▸ **Available data**:

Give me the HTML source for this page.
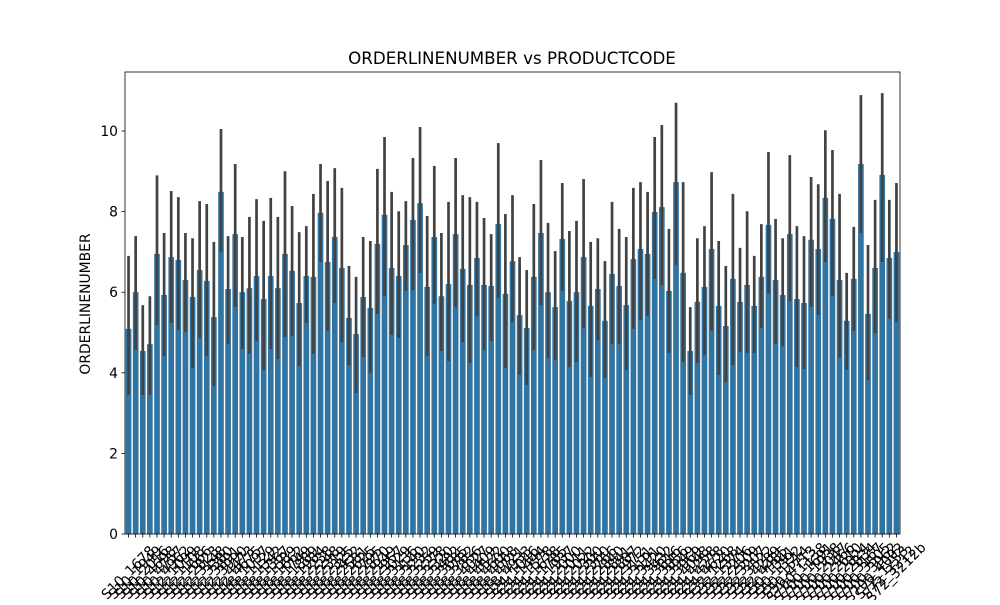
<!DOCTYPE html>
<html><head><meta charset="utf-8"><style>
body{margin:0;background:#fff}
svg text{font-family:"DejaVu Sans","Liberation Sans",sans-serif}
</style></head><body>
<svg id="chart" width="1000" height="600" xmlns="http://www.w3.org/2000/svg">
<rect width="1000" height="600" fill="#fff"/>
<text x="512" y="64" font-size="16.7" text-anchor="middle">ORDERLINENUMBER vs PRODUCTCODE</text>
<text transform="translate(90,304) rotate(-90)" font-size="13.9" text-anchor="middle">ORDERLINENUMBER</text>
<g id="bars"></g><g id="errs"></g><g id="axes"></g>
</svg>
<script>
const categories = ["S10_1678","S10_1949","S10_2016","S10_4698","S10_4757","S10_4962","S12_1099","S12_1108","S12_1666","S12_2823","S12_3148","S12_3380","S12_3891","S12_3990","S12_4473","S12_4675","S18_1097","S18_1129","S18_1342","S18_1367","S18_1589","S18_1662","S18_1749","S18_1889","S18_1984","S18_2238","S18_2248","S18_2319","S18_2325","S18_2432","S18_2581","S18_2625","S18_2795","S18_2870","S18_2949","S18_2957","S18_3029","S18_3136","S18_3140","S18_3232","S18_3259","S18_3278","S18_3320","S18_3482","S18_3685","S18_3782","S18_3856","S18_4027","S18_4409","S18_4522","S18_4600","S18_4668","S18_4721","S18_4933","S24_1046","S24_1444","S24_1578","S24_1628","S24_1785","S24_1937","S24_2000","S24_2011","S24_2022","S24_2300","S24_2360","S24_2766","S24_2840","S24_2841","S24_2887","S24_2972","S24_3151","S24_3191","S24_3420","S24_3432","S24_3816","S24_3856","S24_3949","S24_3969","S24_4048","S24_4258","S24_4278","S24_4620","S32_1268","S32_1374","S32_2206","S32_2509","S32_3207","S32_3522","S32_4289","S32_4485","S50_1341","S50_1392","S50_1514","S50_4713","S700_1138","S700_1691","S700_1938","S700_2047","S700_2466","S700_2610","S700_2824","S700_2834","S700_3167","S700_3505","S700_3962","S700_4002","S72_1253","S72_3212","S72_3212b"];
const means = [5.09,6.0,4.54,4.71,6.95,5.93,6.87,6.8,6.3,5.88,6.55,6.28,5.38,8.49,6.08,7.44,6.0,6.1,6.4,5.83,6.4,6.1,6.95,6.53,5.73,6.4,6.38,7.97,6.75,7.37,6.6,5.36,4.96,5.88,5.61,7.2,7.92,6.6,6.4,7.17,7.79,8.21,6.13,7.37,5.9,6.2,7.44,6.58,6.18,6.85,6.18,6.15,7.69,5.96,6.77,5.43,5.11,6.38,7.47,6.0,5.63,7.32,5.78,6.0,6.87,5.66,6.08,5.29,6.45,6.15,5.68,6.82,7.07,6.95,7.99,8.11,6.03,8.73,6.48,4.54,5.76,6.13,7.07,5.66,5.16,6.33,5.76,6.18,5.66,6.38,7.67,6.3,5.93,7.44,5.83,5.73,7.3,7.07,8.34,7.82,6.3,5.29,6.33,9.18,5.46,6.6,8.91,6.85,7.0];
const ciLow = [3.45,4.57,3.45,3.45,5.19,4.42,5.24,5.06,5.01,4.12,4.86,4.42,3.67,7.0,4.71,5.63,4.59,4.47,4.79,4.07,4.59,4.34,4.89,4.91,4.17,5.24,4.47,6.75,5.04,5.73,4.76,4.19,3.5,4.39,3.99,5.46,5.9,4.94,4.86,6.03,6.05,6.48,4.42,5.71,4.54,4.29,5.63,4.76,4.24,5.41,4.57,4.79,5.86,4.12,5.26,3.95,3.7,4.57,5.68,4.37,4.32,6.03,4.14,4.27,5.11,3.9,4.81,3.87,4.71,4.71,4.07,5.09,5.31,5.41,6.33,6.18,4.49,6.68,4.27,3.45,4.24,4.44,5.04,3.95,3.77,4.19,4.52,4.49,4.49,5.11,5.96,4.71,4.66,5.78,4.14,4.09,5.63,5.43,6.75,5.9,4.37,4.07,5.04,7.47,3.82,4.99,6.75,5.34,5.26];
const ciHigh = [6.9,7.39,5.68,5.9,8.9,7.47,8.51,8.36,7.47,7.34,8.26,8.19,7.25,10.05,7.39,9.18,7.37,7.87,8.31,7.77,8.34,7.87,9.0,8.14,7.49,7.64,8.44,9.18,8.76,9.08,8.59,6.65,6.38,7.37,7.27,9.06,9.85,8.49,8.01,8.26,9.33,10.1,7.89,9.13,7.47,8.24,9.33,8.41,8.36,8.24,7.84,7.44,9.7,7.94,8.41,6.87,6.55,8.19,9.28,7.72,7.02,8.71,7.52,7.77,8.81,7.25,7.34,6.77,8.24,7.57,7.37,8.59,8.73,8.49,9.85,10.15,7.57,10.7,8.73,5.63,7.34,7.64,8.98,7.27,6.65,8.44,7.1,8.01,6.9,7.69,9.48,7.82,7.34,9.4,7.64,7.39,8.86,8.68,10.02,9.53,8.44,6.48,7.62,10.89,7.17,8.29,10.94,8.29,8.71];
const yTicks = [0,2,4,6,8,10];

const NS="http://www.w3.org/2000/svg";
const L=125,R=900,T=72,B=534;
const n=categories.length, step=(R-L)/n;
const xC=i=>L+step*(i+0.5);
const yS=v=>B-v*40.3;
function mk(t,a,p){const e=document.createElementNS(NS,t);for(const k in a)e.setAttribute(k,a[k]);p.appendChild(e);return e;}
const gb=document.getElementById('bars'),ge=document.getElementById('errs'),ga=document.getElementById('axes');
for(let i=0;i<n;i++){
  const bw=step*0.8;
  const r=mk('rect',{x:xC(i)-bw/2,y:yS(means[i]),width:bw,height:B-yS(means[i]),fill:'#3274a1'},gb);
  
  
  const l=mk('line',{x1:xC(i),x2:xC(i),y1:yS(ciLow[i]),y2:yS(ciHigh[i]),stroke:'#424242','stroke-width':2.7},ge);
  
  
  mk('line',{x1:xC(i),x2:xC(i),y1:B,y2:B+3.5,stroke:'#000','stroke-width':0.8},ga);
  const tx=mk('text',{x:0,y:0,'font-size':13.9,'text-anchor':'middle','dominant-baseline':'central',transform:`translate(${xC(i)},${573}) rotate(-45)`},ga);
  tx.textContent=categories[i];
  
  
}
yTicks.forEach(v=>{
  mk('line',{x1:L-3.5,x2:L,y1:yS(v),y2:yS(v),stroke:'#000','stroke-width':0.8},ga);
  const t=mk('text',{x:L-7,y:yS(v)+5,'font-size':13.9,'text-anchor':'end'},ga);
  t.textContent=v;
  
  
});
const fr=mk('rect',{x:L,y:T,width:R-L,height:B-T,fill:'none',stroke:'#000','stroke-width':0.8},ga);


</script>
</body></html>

▸ **Exercise**: Reproduce the listing exactly. Leave its pictures out.

▸ **Solution to this exercise**:
Give me the HTML source for this page.
<!DOCTYPE html>
<html><head><meta charset="utf-8"><style>
body{margin:0;background:#fff}
svg text{font-family:"DejaVu Sans","Liberation Sans",sans-serif}
</style></head><body>
<svg id="chart" width="1000" height="600" xmlns="http://www.w3.org/2000/svg">
<rect width="1000" height="600" fill="#fff"/>
<text x="512" y="64" font-size="16.7" text-anchor="middle">ORDERLINENUMBER vs PRODUCTCODE</text>
<text transform="translate(90,304) rotate(-90)" font-size="13.9" text-anchor="middle">ORDERLINENUMBER</text>
<g id="bars"></g><g id="errs"></g><g id="axes"></g>
</svg>
<script>
const categories = ["S10_1678","S10_1949","S10_2016","S10_4698","S10_4757","S10_4962","S12_1099","S12_1108","S12_1666","S12_2823","S12_3148","S12_3380","S12_3891","S12_3990","S12_4473","S12_4675","S18_1097","S18_1129","S18_1342","S18_1367","S18_1589","S18_1662","S18_1749","S18_1889","S18_1984","S18_2238","S18_2248","S18_2319","S18_2325","S18_2432","S18_2581","S18_2625","S18_2795","S18_2870","S18_2949","S18_2957","S18_3029","S18_3136","S18_3140","S18_3232","S18_3259","S18_3278","S18_3320","S18_3482","S18_3685","S18_3782","S18_3856","S18_4027","S18_4409","S18_4522","S18_4600","S18_4668","S18_4721","S18_4933","S24_1046","S24_1444","S24_1578","S24_1628","S24_1785","S24_1937","S24_2000","S24_2011","S24_2022","S24_2300","S24_2360","S24_2766","S24_2840","S24_2841","S24_2887","S24_2972","S24_3151","S24_3191","S24_3420","S24_3432","S24_3816","S24_3856","S24_3949","S24_3969","S24_4048","S24_4258","S24_4278","S24_4620","S32_1268","S32_1374","S32_2206","S32_2509","S32_3207","S32_3522","S32_4289","S32_4485","S50_1341","S50_1392","S50_1514","S50_4713","S700_1138","S700_1691","S700_1938","S700_2047","S700_2466","S700_2610","S700_2824","S700_2834","S700_3167","S700_3505","S700_3962","S700_4002","S72_1253","S72_3212","S72_3212b"];
const means = [5.09,6.0,4.54,4.71,6.95,5.93,6.87,6.8,6.3,5.88,6.55,6.28,5.38,8.49,6.08,7.44,6.0,6.1,6.4,5.83,6.4,6.1,6.95,6.53,5.73,6.4,6.38,7.97,6.75,7.37,6.6,5.36,4.96,5.88,5.61,7.2,7.92,6.6,6.4,7.17,7.79,8.21,6.13,7.37,5.9,6.2,7.44,6.58,6.18,6.85,6.18,6.15,7.69,5.96,6.77,5.43,5.11,6.38,7.47,6.0,5.63,7.32,5.78,6.0,6.87,5.66,6.08,5.29,6.45,6.15,5.68,6.82,7.07,6.95,7.99,8.11,6.03,8.73,6.48,4.54,5.76,6.13,7.07,5.66,5.16,6.33,5.76,6.18,5.66,6.38,7.67,6.3,5.93,7.44,5.83,5.73,7.3,7.07,8.34,7.82,6.3,5.29,6.33,9.18,5.46,6.6,8.91,6.85,7.0];
const ciLow = [3.45,4.57,3.45,3.45,5.19,4.42,5.24,5.06,5.01,4.12,4.86,4.42,3.67,7.0,4.71,5.63,4.59,4.47,4.79,4.07,4.59,4.34,4.89,4.91,4.17,5.24,4.47,6.75,5.04,5.73,4.76,4.19,3.5,4.39,3.99,5.46,5.9,4.94,4.86,6.03,6.05,6.48,4.42,5.71,4.54,4.29,5.63,4.76,4.24,5.41,4.57,4.79,5.86,4.12,5.26,3.95,3.7,4.57,5.68,4.37,4.32,6.03,4.14,4.27,5.11,3.9,4.81,3.87,4.71,4.71,4.07,5.09,5.31,5.41,6.33,6.18,4.49,6.68,4.27,3.45,4.24,4.44,5.04,3.95,3.77,4.19,4.52,4.49,4.49,5.11,5.96,4.71,4.66,5.78,4.14,4.09,5.63,5.43,6.75,5.9,4.37,4.07,5.04,7.47,3.82,4.99,6.75,5.34,5.26];
const ciHigh = [6.9,7.39,5.68,5.9,8.9,7.47,8.51,8.36,7.47,7.34,8.26,8.19,7.25,10.05,7.39,9.18,7.37,7.87,8.31,7.77,8.34,7.87,9.0,8.14,7.49,7.64,8.44,9.18,8.76,9.08,8.59,6.65,6.38,7.37,7.27,9.06,9.85,8.49,8.01,8.26,9.33,10.1,7.89,9.13,7.47,8.24,9.33,8.41,8.36,8.24,7.84,7.44,9.7,7.94,8.41,6.87,6.55,8.19,9.28,7.72,7.02,8.71,7.52,7.77,8.81,7.25,7.34,6.77,8.24,7.57,7.37,8.59,8.73,8.49,9.85,10.15,7.57,10.7,8.73,5.63,7.34,7.64,8.98,7.27,6.65,8.44,7.1,8.01,6.9,7.69,9.48,7.82,7.34,9.4,7.64,7.39,8.86,8.68,10.02,9.53,8.44,6.48,7.62,10.89,7.17,8.29,10.94,8.29,8.71];
const yTicks = [0,2,4,6,8,10];

const NS="http://www.w3.org/2000/svg";
const L=125,R=900,T=72,B=534;
const n=categories.length, step=(R-L)/n;
const xC=i=>L+step*(i+0.5);
const yS=v=>B-v*40.3;
function mk(t,a,p){const e=document.createElementNS(NS,t);for(const k in a)e.setAttribute(k,a[k]);p.appendChild(e);return e;}
const gb=document.getElementById('bars'),ge=document.getElementById('errs'),ga=document.getElementById('axes');
for(let i=0;i<n;i++){
  const bw=step*0.8;
  const r=mk('rect',{x:xC(i)-bw/2,y:yS(means[i]),width:bw,height:B-yS(means[i]),fill:'#3274a1'},gb);
  
  
  const l=mk('line',{x1:xC(i),x2:xC(i),y1:yS(ciLow[i]),y2:yS(ciHigh[i]),stroke:'#424242','stroke-width':2.7},ge);
  
  
  mk('line',{x1:xC(i),x2:xC(i),y1:B,y2:B+3.5,stroke:'#000','stroke-width':0.8},ga);
  const tx=mk('text',{x:0,y:0,'font-size':13.9,'text-anchor':'middle','dominant-baseline':'central',transform:`translate(${xC(i)},${573}) rotate(-45)`},ga);
  tx.textContent=categories[i];
  
  
}
yTicks.forEach(v=>{
  mk('line',{x1:L-3.5,x2:L,y1:yS(v),y2:yS(v),stroke:'#000','stroke-width':0.8},ga);
  const t=mk('text',{x:L-7,y:yS(v)+5,'font-size':13.9,'text-anchor':'end'},ga);
  t.textContent=v;
  
  
});
const fr=mk('rect',{x:L,y:T,width:R-L,height:B-T,fill:'none',stroke:'#000','stroke-width':0.8},ga);


</script>
</body></html>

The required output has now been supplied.